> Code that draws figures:
^^^^^^^^

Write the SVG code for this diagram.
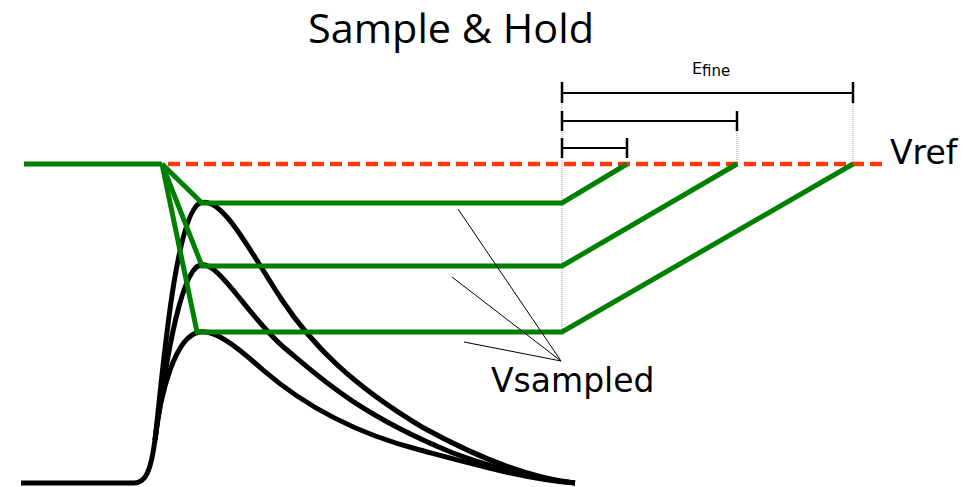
<svg xmlns="http://www.w3.org/2000/svg" width="964" height="487" viewBox="0 0 964 487">
<style>
.pulse{fill:none;stroke:#000;stroke-width:5;stroke-linejoin:round;stroke-linecap:butt}
.grn{fill:none;stroke:#008000;stroke-width:5;stroke-linejoin:miter}
.ref{fill:none;stroke:#ff3a0a;stroke-width:4.5;stroke-dasharray:12 6}
.dim{fill:none;stroke:#000;stroke-width:2}
.tick{fill:none;stroke:#000;stroke-width:2.5}
.guide{fill:none;stroke:#999;stroke-width:1;stroke-dasharray:1 1}
.lead{fill:none;stroke:#000;stroke-width:1}
.lbl{font-family:"DejaVu Sans",sans-serif;fill:#000}
</style>
<rect width="964" height="487" fill="#fff"/>
<text id="title" x="308" y="43" font-family="'Open Sans','Liberation Sans',sans-serif" font-size="41" textLength="286" lengthAdjust="spacingAndGlyphs" fill="#000">Sample &amp; Hold</text>

<g id="pulses">
<path class="pulse" d="M21,483 L134,483 C146,483 151,470 155,440 C162,380 175,215 200,203 C222,194 252,255 282,300 C312,345 352,385 422,427 C482,460 530,478 575,483"/>
<path class="pulse" d="M155,440 C162,390 178,272 200,265 C218,259 250,320 287,350 C320,378 360,415 453,453 C500,470 540,480 575,483"/>
<path class="pulse" d="M155,440 C160,395 175,335 200,332 C215,330 235,345 263,370 C300,402 350,432 420,450 C480,466 530,480 575,483"/>
</g>

<g id="guides">
<line class="guide" x1="562" y1="82" x2="562" y2="332"/>
<line class="guide" x1="737" y1="121" x2="737" y2="164"/>
<line class="guide" x1="853" y1="95" x2="853" y2="164"/>
</g>

<g id="vref-line">
<line class="ref" x1="168" y1="164" x2="885" y2="164"/>
</g>

<g id="held">
<polyline class="grn" points="24,164 162,164"/>
<polyline class="grn" points="162,164 202,203 562,203 627,164"/>
<polyline class="grn" points="162,164 202,266 562,266 737,164"/>
<polyline class="grn" points="162,164 197,332 562,332 853,164"/>
</g>

<g id="dimensions">
<line class="dim" x1="562" y1="93" x2="853" y2="93"/>
<line class="tick" x1="562" y1="82" x2="562" y2="103"/>
<line class="tick" x1="853" y1="82" x2="853" y2="103"/>
<line class="dim" x1="562" y1="121" x2="737" y2="121"/>
<line class="tick" x1="562" y1="111" x2="562" y2="131"/>
<line class="tick" x1="737" y1="111" x2="737" y2="131"/>
<line class="dim" x1="562" y1="148" x2="627" y2="148"/>
<line class="tick" x1="562" y1="138" x2="562" y2="158"/>
<line class="tick" x1="627" y1="138" x2="627" y2="158"/>
</g>

<g id="efine">
<text class="lbl" x="692" y="74" font-size="16">E<tspan font-size="15" dy="2">fine</tspan></text>
</g>

<g id="vref">
<text class="lbl" x="890" y="164" font-size="33">Vref</text>
</g>

<g id="connectors">
<line class="lead" x1="458" y1="209" x2="561" y2="361"/>
<line class="lead" x1="452" y1="277" x2="561" y2="361"/>
<line class="lead" x1="464" y1="342" x2="561" y2="361"/>
</g>

<g id="vsampled">
<text class="lbl" x="491" y="392" font-size="33">Vsampled</text>
</g>
</svg>
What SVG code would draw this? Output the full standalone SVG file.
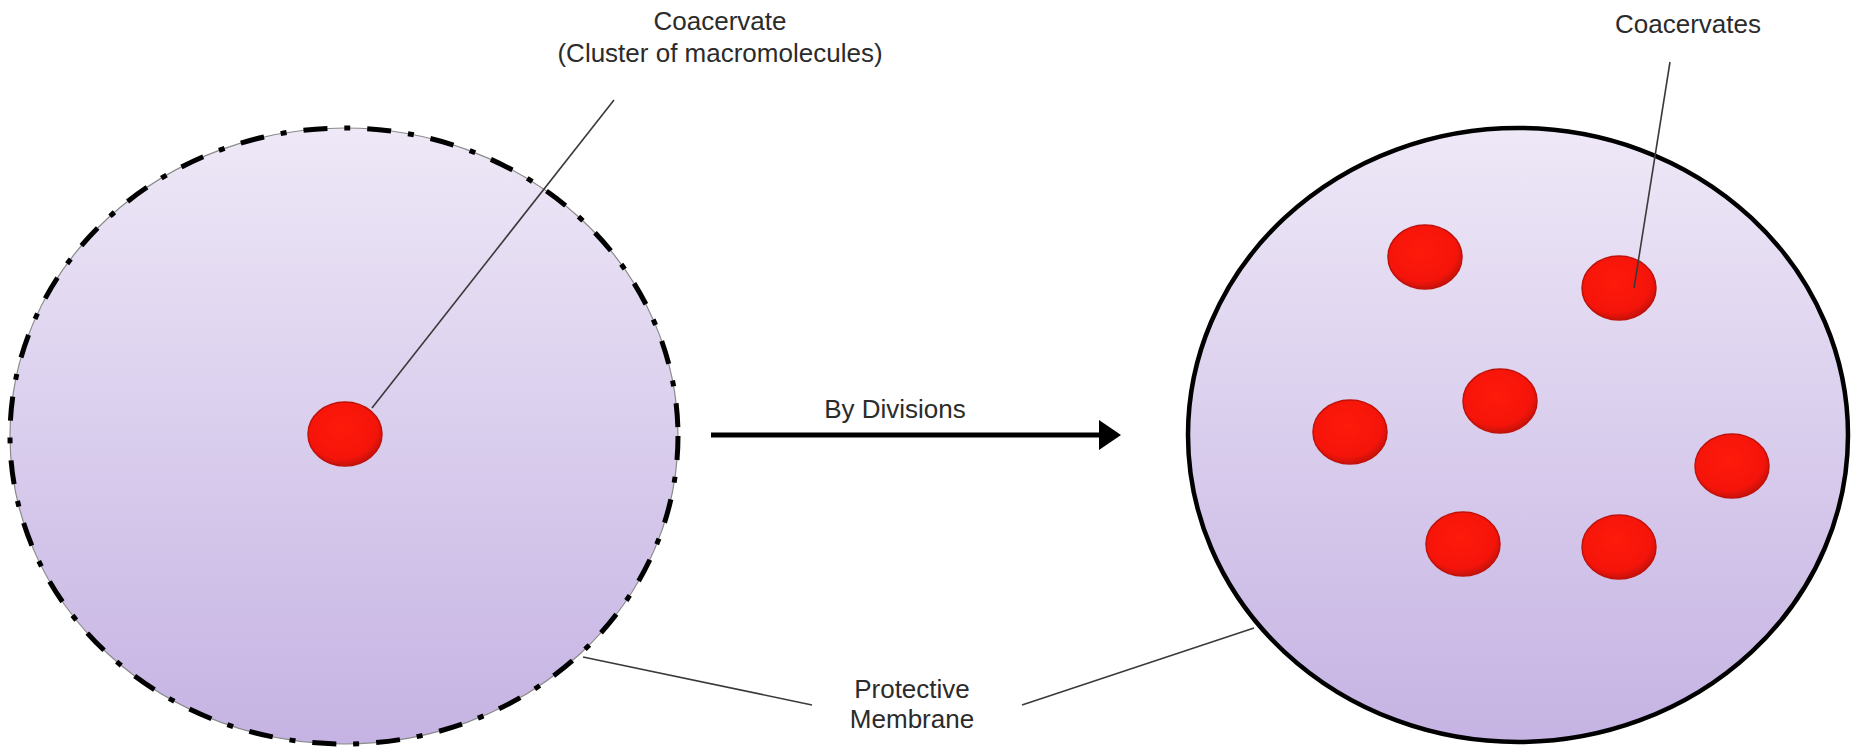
<svg xmlns="http://www.w3.org/2000/svg" width="1855" height="754" viewBox="0 0 1855 754">
<defs>
<linearGradient id="cellFill" x1="0" y1="0" x2="0" y2="1">
<stop offset="0" stop-color="#eee8f7"/>
<stop offset="1" stop-color="#c5b3e3"/>
</linearGradient>
<radialGradient id="dotFill" cx="0.45" cy="0.4" r="0.6">
<stop offset="0" stop-color="#ff1a0a"/>
<stop offset="0.8" stop-color="#f5140a"/>
<stop offset="1" stop-color="#c8120a"/>
</radialGradient>
<marker id="arrowHead" markerWidth="6" markerHeight="6" refX="3" refY="3" orient="auto" markerUnits="strokeWidth">
<path d="M0,0 L4.4,3 L0,6 Z" fill="#000"/>
</marker>
</defs>
<style>
text { font-family: "Liberation Sans", Arial, sans-serif; font-size: 26px; fill: #2b2b2b; }
.leader { stroke: #3a3a3a; stroke-width: 1.6; fill: none; }
.dot { fill: url(#dotFill); stroke: #c0120a; stroke-width: 1.5; }
</style>
<rect width="1855" height="754" fill="#ffffff"/>
<g id="cell-before">
<ellipse cx="344" cy="436" rx="334" ry="308" fill="url(#cellFill)" stroke="#8a8a8a" stroke-width="1.2"/>
<ellipse cx="344" cy="436" rx="334" ry="308" fill="none" stroke="#000" stroke-width="5" stroke-dasharray="24 17 6 17"/>
<ellipse class="dot" cx="345" cy="434" rx="37" ry="32"/>
</g>
<g id="cell-after">
<ellipse cx="1518" cy="435" rx="330" ry="307" fill="url(#cellFill)" stroke="#000" stroke-width="4.5"/>
<ellipse class="dot" cx="1425" cy="257" rx="37" ry="32"/>
<ellipse class="dot" cx="1619" cy="288" rx="37" ry="32"/>
<ellipse class="dot" cx="1500" cy="401" rx="37" ry="32"/>
<ellipse class="dot" cx="1350" cy="432" rx="37" ry="32"/>
<ellipse class="dot" cx="1732" cy="466" rx="37" ry="32"/>
<ellipse class="dot" cx="1463" cy="544" rx="37" ry="32"/>
<ellipse class="dot" cx="1619" cy="547" rx="37" ry="32"/>
</g>
<g id="label-coacervate">
<text x="720" y="30" text-anchor="middle">Coacervate</text>
<text x="720" y="62" text-anchor="middle">(Cluster of macromolecules)</text>
</g>
<g id="label-coacervates">
<text x="1688" y="33" text-anchor="middle">Coacervates</text>
</g>
<g id="label-membrane">
<text x="912" y="698" text-anchor="middle">Protective</text>
<text x="912" y="728" text-anchor="middle">Membrane</text>
</g>
<g id="label-division">
<text x="895" y="418" text-anchor="middle">By Divisions</text>
</g>
<g id="connectors">
<line class="leader" x1="614" y1="100" x2="372" y2="408"/>
<line class="leader" x1="1670" y1="62" x2="1634" y2="288"/>
<line class="leader" x1="583" y1="657" x2="812" y2="705"/>
<line class="leader" x1="1022" y1="705" x2="1254" y2="628"/>
<line x1="711" y1="435" x2="1114" y2="435" stroke="#000" stroke-width="5" marker-end="url(#arrowHead)"/>
</g>
</svg>
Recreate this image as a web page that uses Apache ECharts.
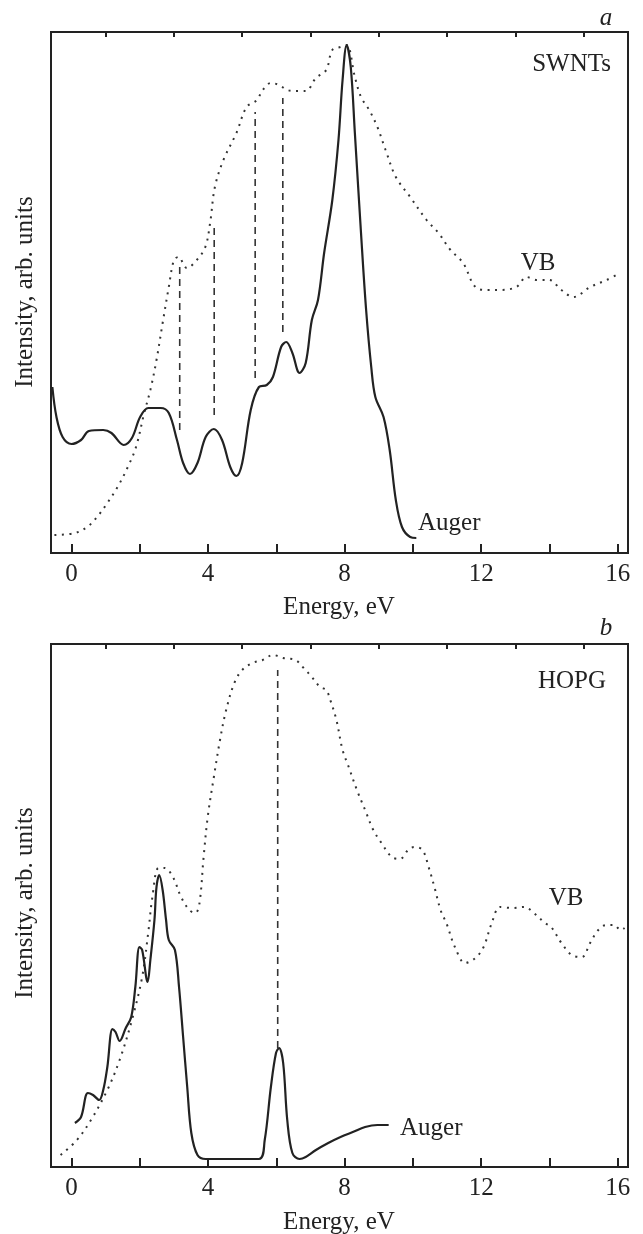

^^^^^^^^

> TASK BRIEF:
Give every record back exactly as it reads, with no images.

> EXPECTED ANSWER:
Write the SVG code for this diagram.
<svg xmlns="http://www.w3.org/2000/svg" width="964" height="487" viewBox="0 0 964 487">
<style>
.pulse{fill:none;stroke:#000;stroke-width:5;stroke-linejoin:round;stroke-linecap:butt}
.grn{fill:none;stroke:#008000;stroke-width:5;stroke-linejoin:miter}
.ref{fill:none;stroke:#ff3a0a;stroke-width:4.5;stroke-dasharray:12 6}
.dim{fill:none;stroke:#000;stroke-width:2}
.tick{fill:none;stroke:#000;stroke-width:2.5}
.guide{fill:none;stroke:#999;stroke-width:1;stroke-dasharray:1 1}
.lead{fill:none;stroke:#000;stroke-width:1}
.lbl{font-family:"DejaVu Sans",sans-serif;fill:#000}
</style>
<rect width="964" height="487" fill="#fff"/>
<text id="title" x="308" y="43" font-family="'Open Sans','Liberation Sans',sans-serif" font-size="41" textLength="286" lengthAdjust="spacingAndGlyphs" fill="#000">Sample &amp; Hold</text>

<g id="pulses">
<path class="pulse" d="M21,483 L134,483 C146,483 151,470 155,440 C162,380 175,215 200,203 C222,194 252,255 282,300 C312,345 352,385 422,427 C482,460 530,478 575,483"/>
<path class="pulse" d="M155,440 C162,390 178,272 200,265 C218,259 250,320 287,350 C320,378 360,415 453,453 C500,470 540,480 575,483"/>
<path class="pulse" d="M155,440 C160,395 175,335 200,332 C215,330 235,345 263,370 C300,402 350,432 420,450 C480,466 530,480 575,483"/>
</g>

<g id="guides">
<line class="guide" x1="562" y1="82" x2="562" y2="332"/>
<line class="guide" x1="737" y1="121" x2="737" y2="164"/>
<line class="guide" x1="853" y1="95" x2="853" y2="164"/>
</g>

<g id="vref-line">
<line class="ref" x1="168" y1="164" x2="885" y2="164"/>
</g>

<g id="held">
<polyline class="grn" points="24,164 162,164"/>
<polyline class="grn" points="162,164 202,203 562,203 627,164"/>
<polyline class="grn" points="162,164 202,266 562,266 737,164"/>
<polyline class="grn" points="162,164 197,332 562,332 853,164"/>
</g>

<g id="dimensions">
<line class="dim" x1="562" y1="93" x2="853" y2="93"/>
<line class="tick" x1="562" y1="82" x2="562" y2="103"/>
<line class="tick" x1="853" y1="82" x2="853" y2="103"/>
<line class="dim" x1="562" y1="121" x2="737" y2="121"/>
<line class="tick" x1="562" y1="111" x2="562" y2="131"/>
<line class="tick" x1="737" y1="111" x2="737" y2="131"/>
<line class="dim" x1="562" y1="148" x2="627" y2="148"/>
<line class="tick" x1="562" y1="138" x2="562" y2="158"/>
<line class="tick" x1="627" y1="138" x2="627" y2="158"/>
</g>

<g id="efine">
<text class="lbl" x="692" y="74" font-size="16">E<tspan font-size="15" dy="2">fine</tspan></text>
</g>

<g id="vref">
<text class="lbl" x="890" y="164" font-size="33">Vref</text>
</g>

<g id="connectors">
<line class="lead" x1="458" y1="209" x2="561" y2="361"/>
<line class="lead" x1="452" y1="277" x2="561" y2="361"/>
<line class="lead" x1="464" y1="342" x2="561" y2="361"/>
</g>

<g id="vsampled">
<text class="lbl" x="491" y="392" font-size="33">Vsampled</text>
</g>
</svg>
What SVG code would draw this? Output the full standalone SVG file.
<svg xmlns="http://www.w3.org/2000/svg" width="1855" height="754" viewBox="0 0 1855 754">
<defs>
<linearGradient id="cellFill" x1="0" y1="0" x2="0" y2="1">
<stop offset="0" stop-color="#eee8f7"/>
<stop offset="1" stop-color="#c5b3e3"/>
</linearGradient>
<radialGradient id="dotFill" cx="0.45" cy="0.4" r="0.6">
<stop offset="0" stop-color="#ff1a0a"/>
<stop offset="0.8" stop-color="#f5140a"/>
<stop offset="1" stop-color="#c8120a"/>
</radialGradient>
<marker id="arrowHead" markerWidth="6" markerHeight="6" refX="3" refY="3" orient="auto" markerUnits="strokeWidth">
<path d="M0,0 L4.4,3 L0,6 Z" fill="#000"/>
</marker>
</defs>
<style>
text { font-family: "Liberation Sans", Arial, sans-serif; font-size: 26px; fill: #2b2b2b; }
.leader { stroke: #3a3a3a; stroke-width: 1.6; fill: none; }
.dot { fill: url(#dotFill); stroke: #c0120a; stroke-width: 1.5; }
</style>
<rect width="1855" height="754" fill="#ffffff"/>
<g id="cell-before">
<ellipse cx="344" cy="436" rx="334" ry="308" fill="url(#cellFill)" stroke="#8a8a8a" stroke-width="1.2"/>
<ellipse cx="344" cy="436" rx="334" ry="308" fill="none" stroke="#000" stroke-width="5" stroke-dasharray="24 17 6 17"/>
<ellipse class="dot" cx="345" cy="434" rx="37" ry="32"/>
</g>
<g id="cell-after">
<ellipse cx="1518" cy="435" rx="330" ry="307" fill="url(#cellFill)" stroke="#000" stroke-width="4.5"/>
<ellipse class="dot" cx="1425" cy="257" rx="37" ry="32"/>
<ellipse class="dot" cx="1619" cy="288" rx="37" ry="32"/>
<ellipse class="dot" cx="1500" cy="401" rx="37" ry="32"/>
<ellipse class="dot" cx="1350" cy="432" rx="37" ry="32"/>
<ellipse class="dot" cx="1732" cy="466" rx="37" ry="32"/>
<ellipse class="dot" cx="1463" cy="544" rx="37" ry="32"/>
<ellipse class="dot" cx="1619" cy="547" rx="37" ry="32"/>
</g>
<g id="label-coacervate">
<text x="720" y="30" text-anchor="middle">Coacervate</text>
<text x="720" y="62" text-anchor="middle">(Cluster of macromolecules)</text>
</g>
<g id="label-coacervates">
<text x="1688" y="33" text-anchor="middle">Coacervates</text>
</g>
<g id="label-membrane">
<text x="912" y="698" text-anchor="middle">Protective</text>
<text x="912" y="728" text-anchor="middle">Membrane</text>
</g>
<g id="label-division">
<text x="895" y="418" text-anchor="middle">By Divisions</text>
</g>
<g id="connectors">
<line class="leader" x1="614" y1="100" x2="372" y2="408"/>
<line class="leader" x1="1670" y1="62" x2="1634" y2="288"/>
<line class="leader" x1="583" y1="657" x2="812" y2="705"/>
<line class="leader" x1="1022" y1="705" x2="1254" y2="628"/>
<line x1="711" y1="435" x2="1114" y2="435" stroke="#000" stroke-width="5" marker-end="url(#arrowHead)"/>
</g>
</svg>
Recreate this image as a web page that uses Apache ECharts.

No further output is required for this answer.